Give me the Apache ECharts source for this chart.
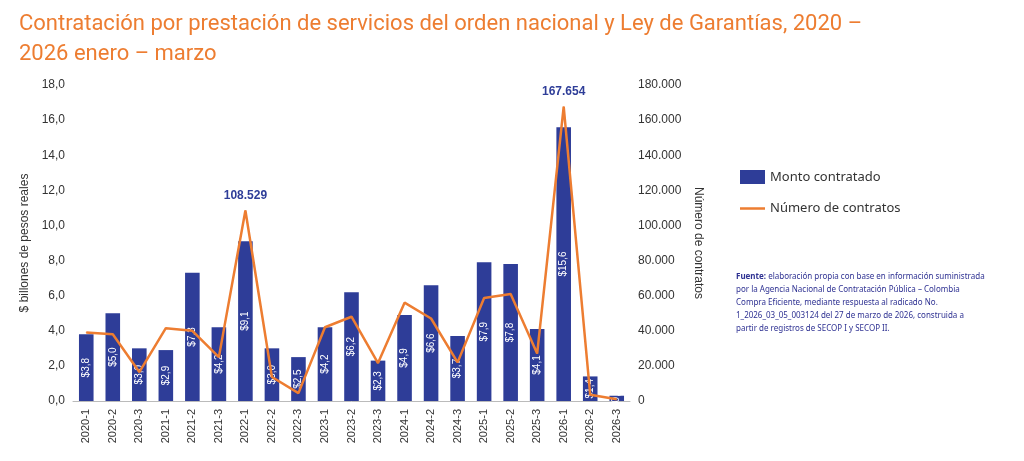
<!DOCTYPE html><html><head><meta charset="utf-8"><script src="https://cdn.jsdelivr.net/npm/echarts@6/dist/echarts.min.js"></script></head><body style="margin:0;background:#fff"><div id="c" style="width:1024px;height:461px"></div><script>
const categories=['2020-1','2020-2','2020-3','2021-1','2021-2','2021-3','2022-1','2022-2','2022-3','2023-1','2023-2','2023-3','2024-1','2024-2','2024-3','2025-1','2025-2','2025-3','2026-1','2026-2','2026-3'];
const monto=[3.8,5.0,3.0,2.9,7.3,4.2,9.1,3.0,2.5,4.2,6.2,2.3,4.9,6.6,3.7,7.9,7.8,4.1,15.6,1.4,0.3];
const contratos=[39000,38000,16500,41500,40000,25000,108529,13700,4500,42000,48000,21600,56000,47000,22000,58700,61000,27000,167654,3500,1000];
const fmt=n=>n.toLocaleString('de-DE');
const ch=echarts.init(document.getElementById('c'));
ch.setOption({
title:{text:'Contratación por prestación de servicios del orden nacional y Ley de Garantías, 2020 –\n2026 enero – marzo',left:14,top:4,textStyle:{color:'#ED7D31',fontSize:22,fontWeight:'normal',fontFamily:'Liberation Sans Narrow, Roboto',lineHeight:30}},
grid:{left:73,right:394,top:85,bottom:60},
legend:{orient:'vertical',left:735,top:165,itemGap:18,textStyle:{fontSize:13,color:'#333',fontFamily:'Noto Sans'},data:[{name:'Monto contratado',icon:'rect',itemWidth:12,itemHeight:12},{name:'Número de contratos',icon:'path://M0,0H40V4H0Z',itemWidth:40,itemHeight:3}]},
graphic:[{type:'text',left:736,top:270,style:{text:'{b|Fuente:} elaboración propia con base en información suministrada\npor la Agencia Nacional de Contratación Pública – Colombia\nCompra Eficiente, mediante respuesta al radicado No.\n1_2026_03_05_003124 del 27 de marzo de 2026, construida a\npartir de registros de SECOP I y SECOP II.',fill:'#2E3192',fontSize:8,lineHeight:13,fontFamily:'Noto Sans',rich:{b:{fontWeight:'bold',fontSize:8,fill:'#2E3192',fontFamily:'Noto Sans'}}}}],
xAxis:{type:'category',data:categories,axisLabel:{rotate:90,fontSize:11,color:'#333'},axisTick:{show:false},axisLine:{lineStyle:{color:'#bbb'}}},
yAxis:[{type:'value',min:0,max:18,interval:2,name:'$ billones de pesos reales',nameLocation:'middle',nameGap:42,nameTextStyle:{fontSize:12,color:'#333'},axisLabel:{formatter:v=>v.toFixed(1).replace('.',','),color:'#333'},splitLine:{show:false},axisLine:{show:false}},
{type:'value',min:0,max:180000,interval:20000,name:'Número de contratos',nameLocation:'middle',nameGap:55,nameRotate:-90,nameTextStyle:{fontSize:12,color:'#333'},axisLabel:{formatter:v=>fmt(v),color:'#333'},splitLine:{show:false}}],
series:[{name:'Monto contratado',type:'bar',data:monto,barWidth:'55%',itemStyle:{color:'#2E3D98'},label:{show:true,position:'inside',rotate:90,color:'#fff',fontSize:10,formatter:p=>'$'+p.value.toFixed(1).replace('.',',')}},
{name:'Número de contratos',type:'line',yAxisIndex:1,data:contratos,symbol:'circle',symbolSize:1,showSymbol:true,lineStyle:{color:'#ED7D31',width:2.5},itemStyle:{color:'#ED7D31'},
label:{show:true,position:'top',distance:8,color:'#2E3D98',fontWeight:'bold',fontSize:12,formatter:p=>p.value>100000?fmt(p.value):''}}]
});
</script></body></html>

★ ★ ★ ★ ★

→ **Problem to solve**:
Restate the entire listing word for word, excluding pictures.

→ **Solution to this exercise**:
Give me the Apache ECharts source for this chart.
<!DOCTYPE html><html><head><meta charset="utf-8"><script src="https://cdn.jsdelivr.net/npm/echarts@6/dist/echarts.min.js"></script></head><body style="margin:0;background:#fff"><div id="c" style="width:1024px;height:461px"></div><script>
const categories=['2020-1','2020-2','2020-3','2021-1','2021-2','2021-3','2022-1','2022-2','2022-3','2023-1','2023-2','2023-3','2024-1','2024-2','2024-3','2025-1','2025-2','2025-3','2026-1','2026-2','2026-3'];
const monto=[3.8,5.0,3.0,2.9,7.3,4.2,9.1,3.0,2.5,4.2,6.2,2.3,4.9,6.6,3.7,7.9,7.8,4.1,15.6,1.4,0.3];
const contratos=[39000,38000,16500,41500,40000,25000,108529,13700,4500,42000,48000,21600,56000,47000,22000,58700,61000,27000,167654,3500,1000];
const fmt=n=>n.toLocaleString('de-DE');
const ch=echarts.init(document.getElementById('c'));
ch.setOption({
title:{text:'Contratación por prestación de servicios del orden nacional y Ley de Garantías, 2020 –\n2026 enero – marzo',left:14,top:4,textStyle:{color:'#ED7D31',fontSize:22,fontWeight:'normal',fontFamily:'Liberation Sans Narrow, Roboto',lineHeight:30}},
grid:{left:73,right:394,top:85,bottom:60},
legend:{orient:'vertical',left:735,top:165,itemGap:18,textStyle:{fontSize:13,color:'#333',fontFamily:'Noto Sans'},data:[{name:'Monto contratado',icon:'rect',itemWidth:12,itemHeight:12},{name:'Número de contratos',icon:'path://M0,0H40V4H0Z',itemWidth:40,itemHeight:3}]},
graphic:[{type:'text',left:736,top:270,style:{text:'{b|Fuente:} elaboración propia con base en información suministrada\npor la Agencia Nacional de Contratación Pública – Colombia\nCompra Eficiente, mediante respuesta al radicado No.\n1_2026_03_05_003124 del 27 de marzo de 2026, construida a\npartir de registros de SECOP I y SECOP II.',fill:'#2E3192',fontSize:8,lineHeight:13,fontFamily:'Noto Sans',rich:{b:{fontWeight:'bold',fontSize:8,fill:'#2E3192',fontFamily:'Noto Sans'}}}}],
xAxis:{type:'category',data:categories,axisLabel:{rotate:90,fontSize:11,color:'#333'},axisTick:{show:false},axisLine:{lineStyle:{color:'#bbb'}}},
yAxis:[{type:'value',min:0,max:18,interval:2,name:'$ billones de pesos reales',nameLocation:'middle',nameGap:42,nameTextStyle:{fontSize:12,color:'#333'},axisLabel:{formatter:v=>v.toFixed(1).replace('.',','),color:'#333'},splitLine:{show:false},axisLine:{show:false}},
{type:'value',min:0,max:180000,interval:20000,name:'Número de contratos',nameLocation:'middle',nameGap:55,nameRotate:-90,nameTextStyle:{fontSize:12,color:'#333'},axisLabel:{formatter:v=>fmt(v),color:'#333'},splitLine:{show:false}}],
series:[{name:'Monto contratado',type:'bar',data:monto,barWidth:'55%',itemStyle:{color:'#2E3D98'},label:{show:true,position:'inside',rotate:90,color:'#fff',fontSize:10,formatter:p=>'$'+p.value.toFixed(1).replace('.',',')}},
{name:'Número de contratos',type:'line',yAxisIndex:1,data:contratos,symbol:'circle',symbolSize:1,showSymbol:true,lineStyle:{color:'#ED7D31',width:2.5},itemStyle:{color:'#ED7D31'},
label:{show:true,position:'top',distance:8,color:'#2E3D98',fontWeight:'bold',fontSize:12,formatter:p=>p.value>100000?fmt(p.value):''}}]
});
</script></body></html>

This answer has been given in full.